You should start with mastering the basics to the point where you are able to do the calculations in your head almost instantaneously. Start with the material from a book series called The Cosmic Calculator. Digit Sums touch on modular arithmetic and cyclic groups (in Abstract Math).

Math is all about relationships, and nearly everything is built on a shaky foundation until you reach Abstract Mathematics (Modern Algebra), where you have to go and unlearn a big portion of what you thought you knew.

In this coursework you learn how math actually works, as opposed to memorizing a bunch of skills and strategies that may or may not work depending on the circumstances.

You'll also learn how to test for the fundamental properties you will need to perform operations between two differing objects.

Most hard science uses strategies to gatekeep careers using math, and the structures of much coursework are designed so that bridges get burnt, and the student is blamed and tortured until they quit.

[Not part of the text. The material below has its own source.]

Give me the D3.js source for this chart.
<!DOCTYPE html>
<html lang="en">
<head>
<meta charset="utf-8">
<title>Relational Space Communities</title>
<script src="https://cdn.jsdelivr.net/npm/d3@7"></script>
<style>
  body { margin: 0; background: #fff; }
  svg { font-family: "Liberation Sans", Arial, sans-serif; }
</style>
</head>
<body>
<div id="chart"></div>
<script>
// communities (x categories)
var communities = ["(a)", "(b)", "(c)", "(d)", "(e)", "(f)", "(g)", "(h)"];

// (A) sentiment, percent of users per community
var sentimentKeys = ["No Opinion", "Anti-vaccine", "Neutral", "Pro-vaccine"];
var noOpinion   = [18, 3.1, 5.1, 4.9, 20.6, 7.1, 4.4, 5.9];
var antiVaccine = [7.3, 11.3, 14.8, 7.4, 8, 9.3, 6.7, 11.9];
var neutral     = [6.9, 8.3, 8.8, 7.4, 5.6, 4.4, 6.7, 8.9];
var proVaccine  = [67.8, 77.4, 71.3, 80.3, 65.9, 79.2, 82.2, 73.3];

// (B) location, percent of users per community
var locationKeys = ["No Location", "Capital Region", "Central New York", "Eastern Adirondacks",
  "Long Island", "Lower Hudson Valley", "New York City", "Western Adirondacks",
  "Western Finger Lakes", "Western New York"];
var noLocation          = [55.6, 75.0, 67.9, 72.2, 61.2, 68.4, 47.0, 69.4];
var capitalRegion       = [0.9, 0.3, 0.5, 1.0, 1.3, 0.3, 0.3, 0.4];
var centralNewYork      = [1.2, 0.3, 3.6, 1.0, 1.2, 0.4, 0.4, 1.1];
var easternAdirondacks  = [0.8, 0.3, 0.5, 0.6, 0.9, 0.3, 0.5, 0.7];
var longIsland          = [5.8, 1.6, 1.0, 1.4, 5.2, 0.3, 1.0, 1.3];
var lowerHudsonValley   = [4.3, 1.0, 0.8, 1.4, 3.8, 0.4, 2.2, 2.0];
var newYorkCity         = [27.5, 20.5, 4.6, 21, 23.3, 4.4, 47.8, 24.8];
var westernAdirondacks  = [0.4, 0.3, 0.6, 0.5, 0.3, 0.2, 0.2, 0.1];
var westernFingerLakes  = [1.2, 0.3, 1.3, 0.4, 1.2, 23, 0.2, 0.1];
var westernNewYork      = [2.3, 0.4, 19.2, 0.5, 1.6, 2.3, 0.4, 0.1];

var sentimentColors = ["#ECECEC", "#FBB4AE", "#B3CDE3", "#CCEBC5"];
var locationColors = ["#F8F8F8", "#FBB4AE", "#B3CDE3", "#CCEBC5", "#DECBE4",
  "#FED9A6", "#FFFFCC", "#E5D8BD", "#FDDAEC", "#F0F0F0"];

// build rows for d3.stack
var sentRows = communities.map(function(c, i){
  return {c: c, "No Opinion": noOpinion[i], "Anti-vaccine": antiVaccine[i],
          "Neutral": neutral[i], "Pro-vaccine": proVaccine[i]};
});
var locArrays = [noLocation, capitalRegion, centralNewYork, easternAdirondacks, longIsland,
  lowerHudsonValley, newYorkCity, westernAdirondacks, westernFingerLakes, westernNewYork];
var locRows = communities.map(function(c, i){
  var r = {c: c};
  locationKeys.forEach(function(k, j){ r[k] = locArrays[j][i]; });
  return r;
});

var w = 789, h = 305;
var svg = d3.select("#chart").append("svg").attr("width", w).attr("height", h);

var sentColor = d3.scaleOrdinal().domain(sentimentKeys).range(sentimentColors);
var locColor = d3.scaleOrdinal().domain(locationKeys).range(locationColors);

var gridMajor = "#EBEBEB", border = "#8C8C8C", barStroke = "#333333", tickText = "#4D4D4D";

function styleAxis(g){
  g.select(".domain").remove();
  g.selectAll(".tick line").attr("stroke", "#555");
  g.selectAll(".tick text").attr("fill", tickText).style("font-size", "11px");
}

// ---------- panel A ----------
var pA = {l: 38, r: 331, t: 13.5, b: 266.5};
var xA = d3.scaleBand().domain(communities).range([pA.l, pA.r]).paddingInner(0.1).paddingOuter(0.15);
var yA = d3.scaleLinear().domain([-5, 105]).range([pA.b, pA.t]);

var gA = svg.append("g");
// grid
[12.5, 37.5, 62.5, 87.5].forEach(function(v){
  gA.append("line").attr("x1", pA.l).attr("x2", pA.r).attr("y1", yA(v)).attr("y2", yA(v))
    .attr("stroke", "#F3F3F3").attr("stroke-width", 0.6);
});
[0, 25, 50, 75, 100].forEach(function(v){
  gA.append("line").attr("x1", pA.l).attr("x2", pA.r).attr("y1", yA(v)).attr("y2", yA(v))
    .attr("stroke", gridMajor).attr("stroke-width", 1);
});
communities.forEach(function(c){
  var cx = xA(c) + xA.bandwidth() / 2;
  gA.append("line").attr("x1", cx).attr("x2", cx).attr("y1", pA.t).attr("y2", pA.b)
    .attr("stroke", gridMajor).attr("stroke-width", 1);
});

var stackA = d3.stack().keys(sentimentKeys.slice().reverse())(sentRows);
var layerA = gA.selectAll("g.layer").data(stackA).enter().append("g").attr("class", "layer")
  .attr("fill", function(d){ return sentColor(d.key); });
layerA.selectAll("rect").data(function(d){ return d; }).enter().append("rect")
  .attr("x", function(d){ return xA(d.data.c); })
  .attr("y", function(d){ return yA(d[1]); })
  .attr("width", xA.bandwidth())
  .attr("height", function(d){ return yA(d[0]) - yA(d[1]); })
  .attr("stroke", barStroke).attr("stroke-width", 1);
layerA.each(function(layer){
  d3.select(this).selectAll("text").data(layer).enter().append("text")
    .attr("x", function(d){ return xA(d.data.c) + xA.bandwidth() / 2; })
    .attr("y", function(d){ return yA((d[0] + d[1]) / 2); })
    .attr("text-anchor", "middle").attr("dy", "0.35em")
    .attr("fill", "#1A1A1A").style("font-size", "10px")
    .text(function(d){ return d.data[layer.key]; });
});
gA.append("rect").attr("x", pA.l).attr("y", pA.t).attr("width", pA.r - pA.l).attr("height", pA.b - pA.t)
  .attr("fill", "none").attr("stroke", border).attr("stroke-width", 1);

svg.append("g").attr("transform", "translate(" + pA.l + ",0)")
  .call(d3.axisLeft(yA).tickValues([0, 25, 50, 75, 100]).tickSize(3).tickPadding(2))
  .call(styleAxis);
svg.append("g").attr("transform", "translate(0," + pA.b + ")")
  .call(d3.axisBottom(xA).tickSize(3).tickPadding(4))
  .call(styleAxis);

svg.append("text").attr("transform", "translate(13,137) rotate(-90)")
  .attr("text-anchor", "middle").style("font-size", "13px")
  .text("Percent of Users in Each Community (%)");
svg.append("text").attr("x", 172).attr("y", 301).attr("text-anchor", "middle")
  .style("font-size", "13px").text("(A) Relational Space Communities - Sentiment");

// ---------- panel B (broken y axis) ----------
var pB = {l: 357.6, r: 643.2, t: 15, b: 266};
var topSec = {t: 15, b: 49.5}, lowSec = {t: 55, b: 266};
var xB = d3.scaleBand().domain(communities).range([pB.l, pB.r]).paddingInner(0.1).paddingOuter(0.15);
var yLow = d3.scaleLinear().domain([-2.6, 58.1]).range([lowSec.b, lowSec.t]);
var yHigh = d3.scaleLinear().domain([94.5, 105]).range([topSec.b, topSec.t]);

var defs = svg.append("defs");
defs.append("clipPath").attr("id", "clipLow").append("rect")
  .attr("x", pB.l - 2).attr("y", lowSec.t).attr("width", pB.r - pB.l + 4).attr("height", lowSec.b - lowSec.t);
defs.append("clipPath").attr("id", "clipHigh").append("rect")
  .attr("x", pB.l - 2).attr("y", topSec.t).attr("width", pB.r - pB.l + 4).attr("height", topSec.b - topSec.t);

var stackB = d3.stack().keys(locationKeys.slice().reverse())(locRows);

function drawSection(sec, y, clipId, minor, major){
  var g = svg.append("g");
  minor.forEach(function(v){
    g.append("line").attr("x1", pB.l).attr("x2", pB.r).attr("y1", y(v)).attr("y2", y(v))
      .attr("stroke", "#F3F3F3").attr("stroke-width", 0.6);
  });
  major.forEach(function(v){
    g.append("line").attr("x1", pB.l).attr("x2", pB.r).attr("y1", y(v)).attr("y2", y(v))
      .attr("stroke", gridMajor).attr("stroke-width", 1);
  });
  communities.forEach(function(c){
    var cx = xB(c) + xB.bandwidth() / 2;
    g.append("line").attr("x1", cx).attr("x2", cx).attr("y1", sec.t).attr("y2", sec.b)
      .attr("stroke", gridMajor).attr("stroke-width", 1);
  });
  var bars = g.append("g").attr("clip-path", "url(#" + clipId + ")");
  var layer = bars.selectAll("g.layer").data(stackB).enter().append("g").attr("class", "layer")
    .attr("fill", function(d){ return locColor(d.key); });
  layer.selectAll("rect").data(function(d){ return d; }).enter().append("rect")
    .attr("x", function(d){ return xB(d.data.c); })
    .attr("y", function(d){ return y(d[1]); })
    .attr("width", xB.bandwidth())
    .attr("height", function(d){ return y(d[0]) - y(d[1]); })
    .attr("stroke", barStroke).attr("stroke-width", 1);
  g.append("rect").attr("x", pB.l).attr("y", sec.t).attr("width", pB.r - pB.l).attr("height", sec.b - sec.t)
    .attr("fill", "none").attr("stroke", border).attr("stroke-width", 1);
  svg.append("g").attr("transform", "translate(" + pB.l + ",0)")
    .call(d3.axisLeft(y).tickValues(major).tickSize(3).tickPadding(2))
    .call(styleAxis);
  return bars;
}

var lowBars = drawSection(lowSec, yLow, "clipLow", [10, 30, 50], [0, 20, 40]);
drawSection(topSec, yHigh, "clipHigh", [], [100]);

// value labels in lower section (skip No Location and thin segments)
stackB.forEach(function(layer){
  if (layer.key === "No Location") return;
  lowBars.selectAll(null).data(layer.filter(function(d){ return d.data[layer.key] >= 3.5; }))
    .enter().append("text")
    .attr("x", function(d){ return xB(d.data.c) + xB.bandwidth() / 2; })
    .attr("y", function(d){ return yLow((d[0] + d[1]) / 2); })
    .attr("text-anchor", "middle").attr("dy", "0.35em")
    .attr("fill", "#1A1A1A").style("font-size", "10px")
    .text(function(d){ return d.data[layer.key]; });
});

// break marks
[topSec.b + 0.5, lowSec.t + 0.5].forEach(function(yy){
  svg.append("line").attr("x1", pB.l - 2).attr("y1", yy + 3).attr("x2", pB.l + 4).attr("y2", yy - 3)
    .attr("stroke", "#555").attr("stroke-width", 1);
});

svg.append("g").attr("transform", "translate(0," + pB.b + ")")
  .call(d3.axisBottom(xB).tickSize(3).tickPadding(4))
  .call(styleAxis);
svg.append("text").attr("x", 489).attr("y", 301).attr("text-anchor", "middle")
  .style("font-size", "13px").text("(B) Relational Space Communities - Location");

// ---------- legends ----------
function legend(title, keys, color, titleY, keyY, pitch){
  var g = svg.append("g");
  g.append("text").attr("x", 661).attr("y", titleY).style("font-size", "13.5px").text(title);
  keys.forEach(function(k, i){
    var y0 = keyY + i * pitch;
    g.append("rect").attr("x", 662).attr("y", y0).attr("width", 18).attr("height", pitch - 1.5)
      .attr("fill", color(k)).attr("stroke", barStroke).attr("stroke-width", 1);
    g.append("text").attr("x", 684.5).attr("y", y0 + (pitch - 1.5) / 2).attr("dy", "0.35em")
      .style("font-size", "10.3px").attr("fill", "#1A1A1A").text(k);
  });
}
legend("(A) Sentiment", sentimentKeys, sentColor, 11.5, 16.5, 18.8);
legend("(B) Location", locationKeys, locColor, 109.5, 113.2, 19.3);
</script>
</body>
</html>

The NEA promoted these structures. For a concrete example, the first of several of these gates is the three course series Algebra->Geometry->Trigonometry.

What goes undisclosed is grading changes from only following the correct method to pass Algebra (not getting correct answer), to correct method and correct answer (in Trigonometry).

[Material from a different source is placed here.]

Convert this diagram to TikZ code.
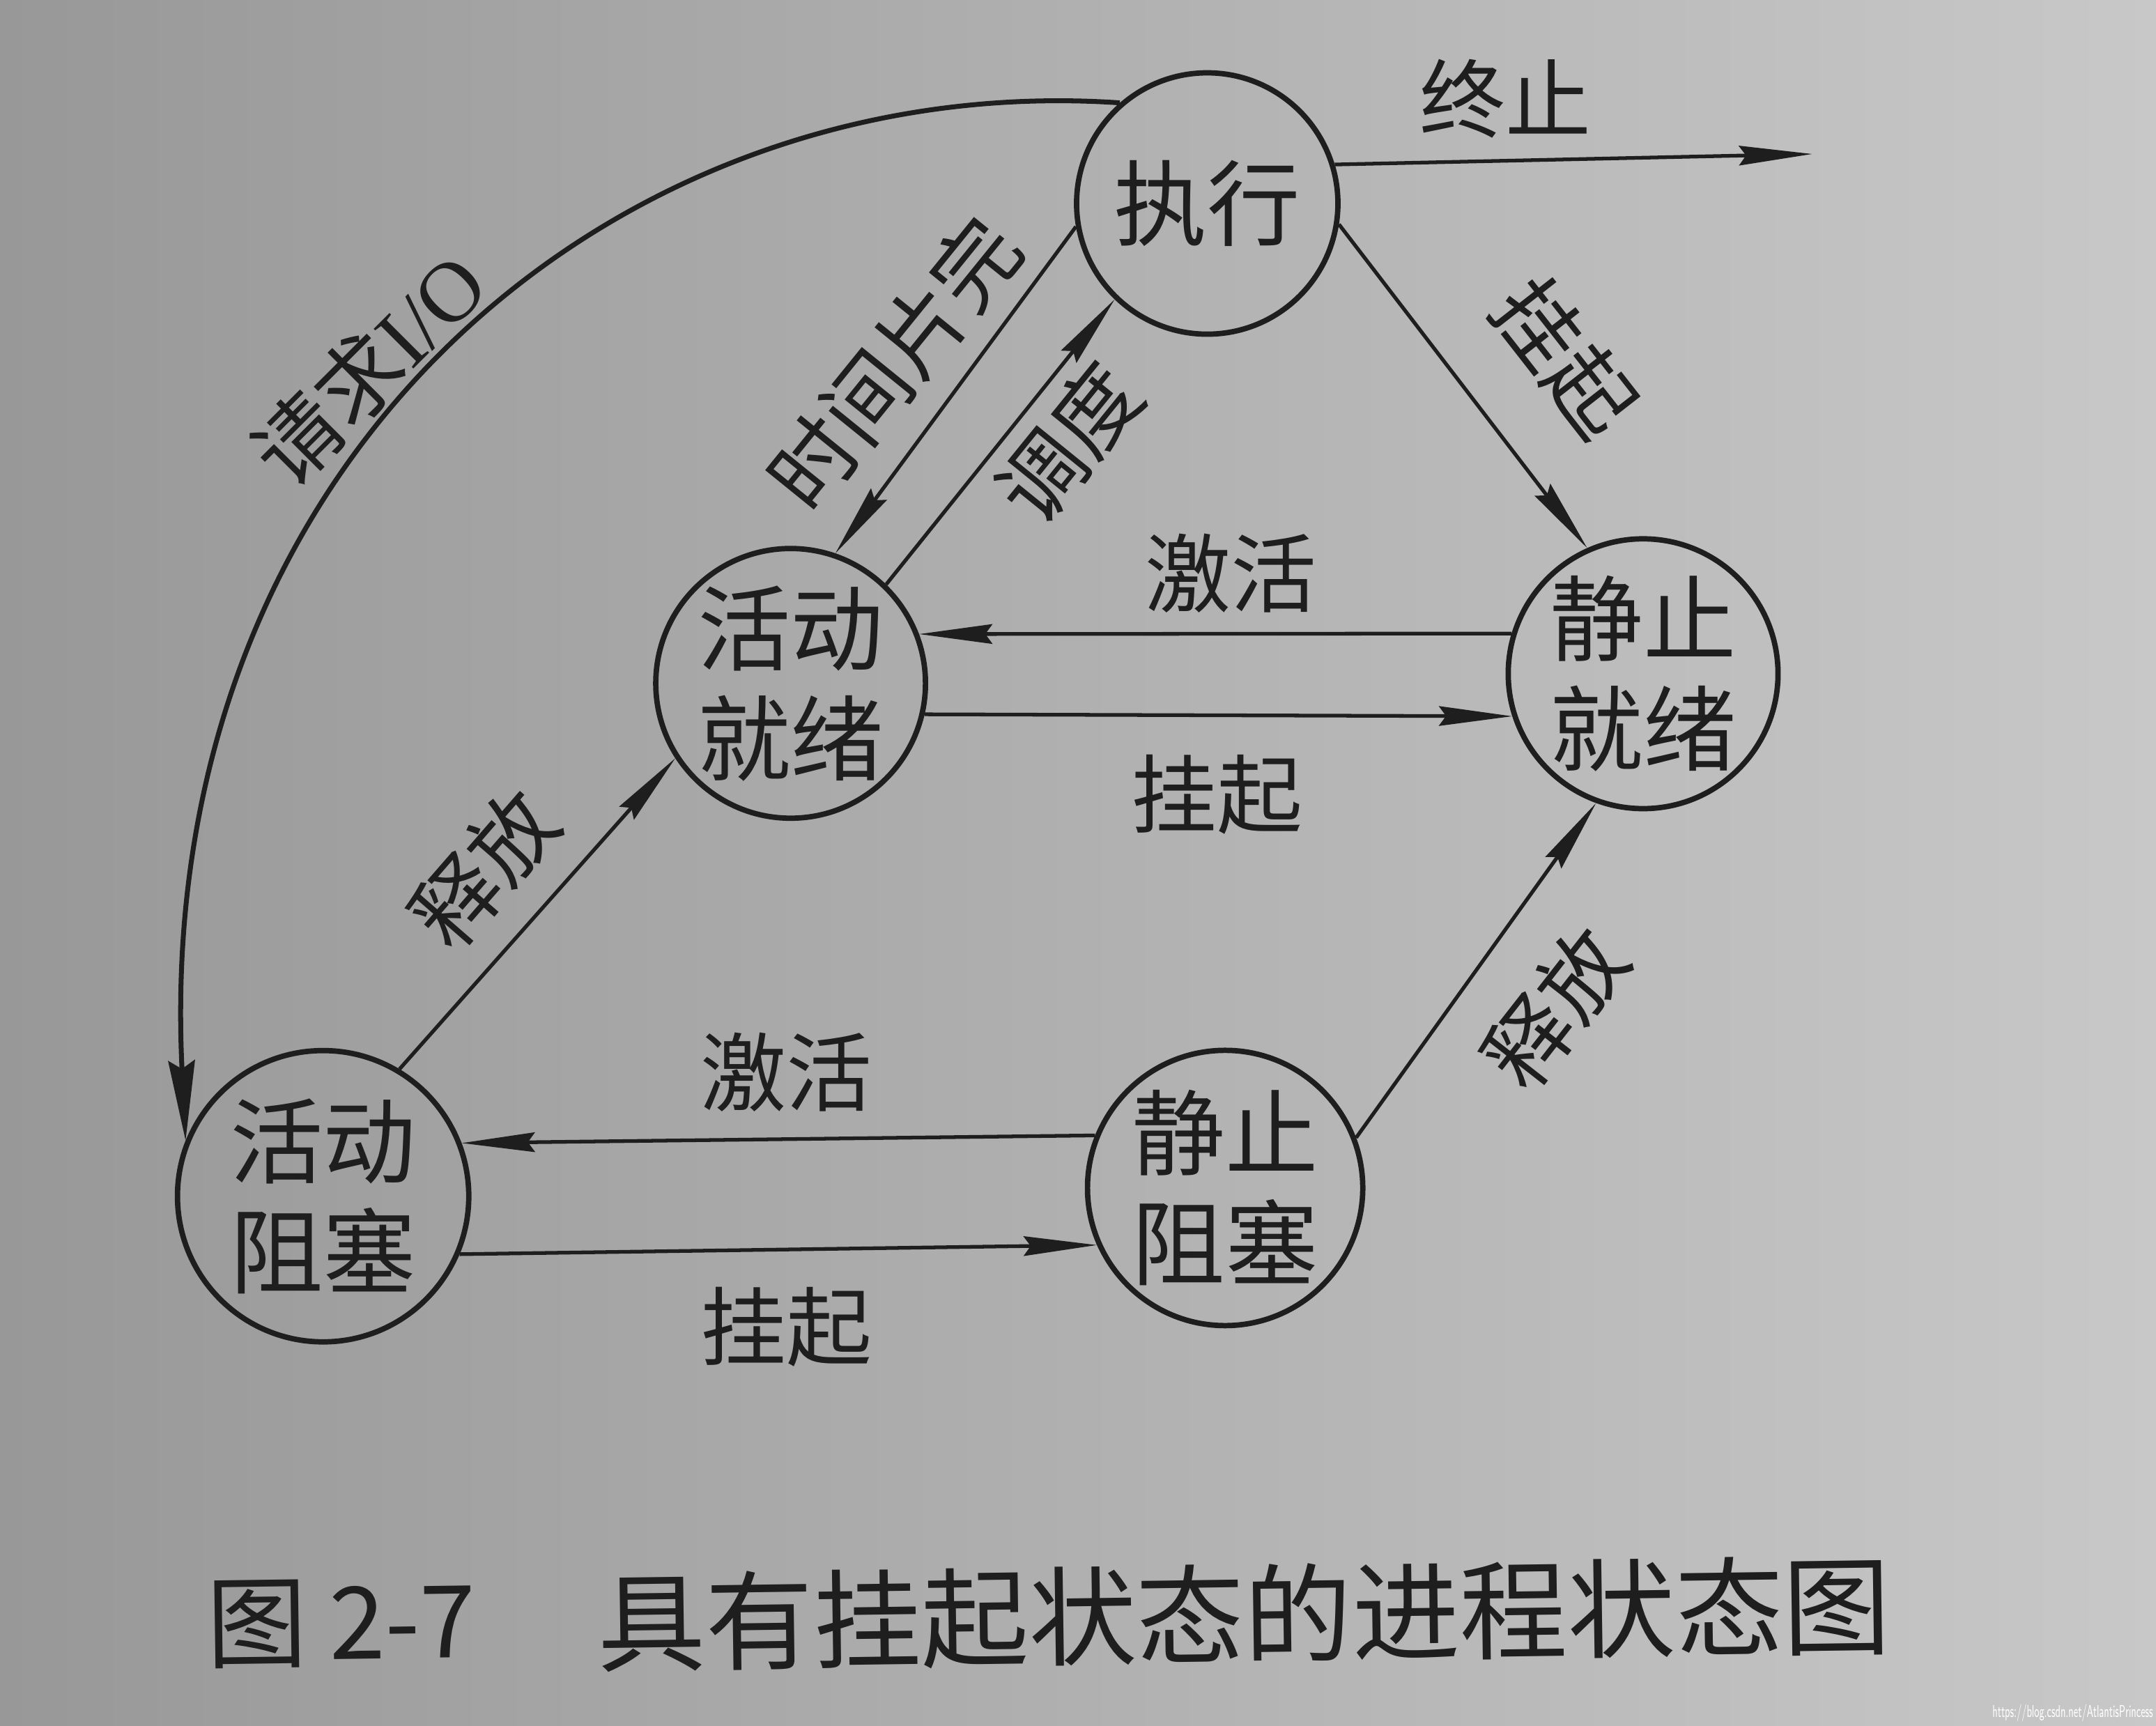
\documentclass[tikz,border=0pt]{standalone}
\usepackage{fontspec}
\newfontfamily\cjk{Noto Sans CJK SC}
\newfontfamily\latinserif{Liberation Serif}
\usetikzlibrary{arrows.meta}
\definecolor{ink}{RGB}{30,30,30}
\definecolor{paperL}{RGB}{152,152,152}
\definecolor{paperR}{RGB}{200,200,200}
\begin{document}
\begin{tikzpicture}[x=0.01973cm, y=-0.01973cm,
  state/.style={circle, draw=ink, line width=2.2pt, inner sep=0pt, text=ink,
    font=\cjk\fontsize{38}{45}\selectfont, align=center},
  lbl/.style={text=ink, font=\cjk\fontsize{35}{40}\selectfont, inner sep=0pt},
  capstyle/.style={text=ink, font=\cjk\fontsize{44}{50}\selectfont, inner sep=0pt},
  conn/.style={draw=ink, line width=1.5pt,
    -{Stealth[length=1.05cm,width=0.28cm,inset=0.1cm]}},
  bigconn/.style={draw=ink, line width=2.0pt,
    -{Stealth[length=1.15cm,width=0.38cm,inset=0.12cm]}}]
\shade[left color=paperL, right color=paperR] (0,0) rectangle (1568,1255);
\path[use as bounding box] (0,0) rectangle (1568,1255);

% states
\node[state, minimum size=3.75cm] (ex) at (878,148) {执行};
\node[state, minimum size=3.87cm] (ar) at (575,497) {活动\\就绪};
\node[state, minimum size=3.87cm] (sr) at (1195,490) {静止\\就绪};
\node[state, minimum size=4.18cm] (ab) at (235,870) {活动\\阻塞};
\node[state, minimum size=3.95cm] (sb) at (891,864) {静止\\阻塞};

% free end of the terminate arrow
\coordinate (term) at (1318,112);

% connectors
\draw[conn] (ex.17) -- (term);
\draw[bigconn] (ex.131) .. controls (450,50) and (110,330) .. (ab.158);
\draw[conn] (ex.190) -- (ar.71);
\draw[conn] (ar.46) -- (ex.226);
\draw[conn] (ex.-9) -- (sr.114);
\draw[conn] (sr.163) -- (ar.21);
\draw[conn] (ar.-13) -- (sr.198);
\draw[conn] (ab.59) -- (ar.213);
\draw[conn] (sb.21) -- (sr.250);
\draw[conn] (sb.158) -- (ab.21);
\draw[conn] (ab.-23) -- (sb.204);

% labels
\node[lbl] (lterm) at (1095,72) {终止};
\node[lbl, rotate=45] (lio) at (268,268) {请求{\latinserif I/O}};
\node[lbl, rotate=51] (lslice) at (650,264) {时间片完};
\node[lbl, rotate=51] (lsched) at (777,322) {调度};
\node[lbl, rotate=-52] (lsus1) at (1138,260) {挂起};
\node[lbl] (lact1) at (895,417) {激活};
\node[lbl] (lsus2) at (885,578) {挂起};
\node[lbl, rotate=49] (lrel1) at (352,632) {释放};
\node[lbl, rotate=52] (lrel2) at (1131,733) {释放};
\node[lbl] (lact2) at (572,780) {激活};
\node[lbl] (lsus3) at (572,965) {挂起};

% caption
\node[capstyle, anchor=west, rotate=0.8, font=\cjk\fontsize{41}{46}\selectfont] (capA) at (150,1182) {图 2-7};
\node[capstyle, rotate=0.8] (capB) at (905,1174) {具有挂起状态的进程状态图};

% watermark
\node[anchor=east, text=white, font=\sffamily\fontsize{7}{8}\selectfont, xscale=0.55, inner sep=0pt] (wm) at (1566,1246) {https://blog.csdn.net/AtlantisPrincess};
\end{tikzpicture}
\end{document}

There is a semester between the changes of unrelated material, so you can pass 1, and 2, and then repeatedly fail 3. The student is blamed for not knowing the material, and teacher may not have the resources or time to identify and teach a class that is not their responsibility, where the student should have failed the class 2 classes prior.

This is just one of several by-design stumbling blocks. The student is made to think they just aren't good at math, and the lack of agency to correct, the isolation, and the circular nature meet all the requirements for torture. This is how students get PTSD and never learn math beyond the bare minimum that's needed.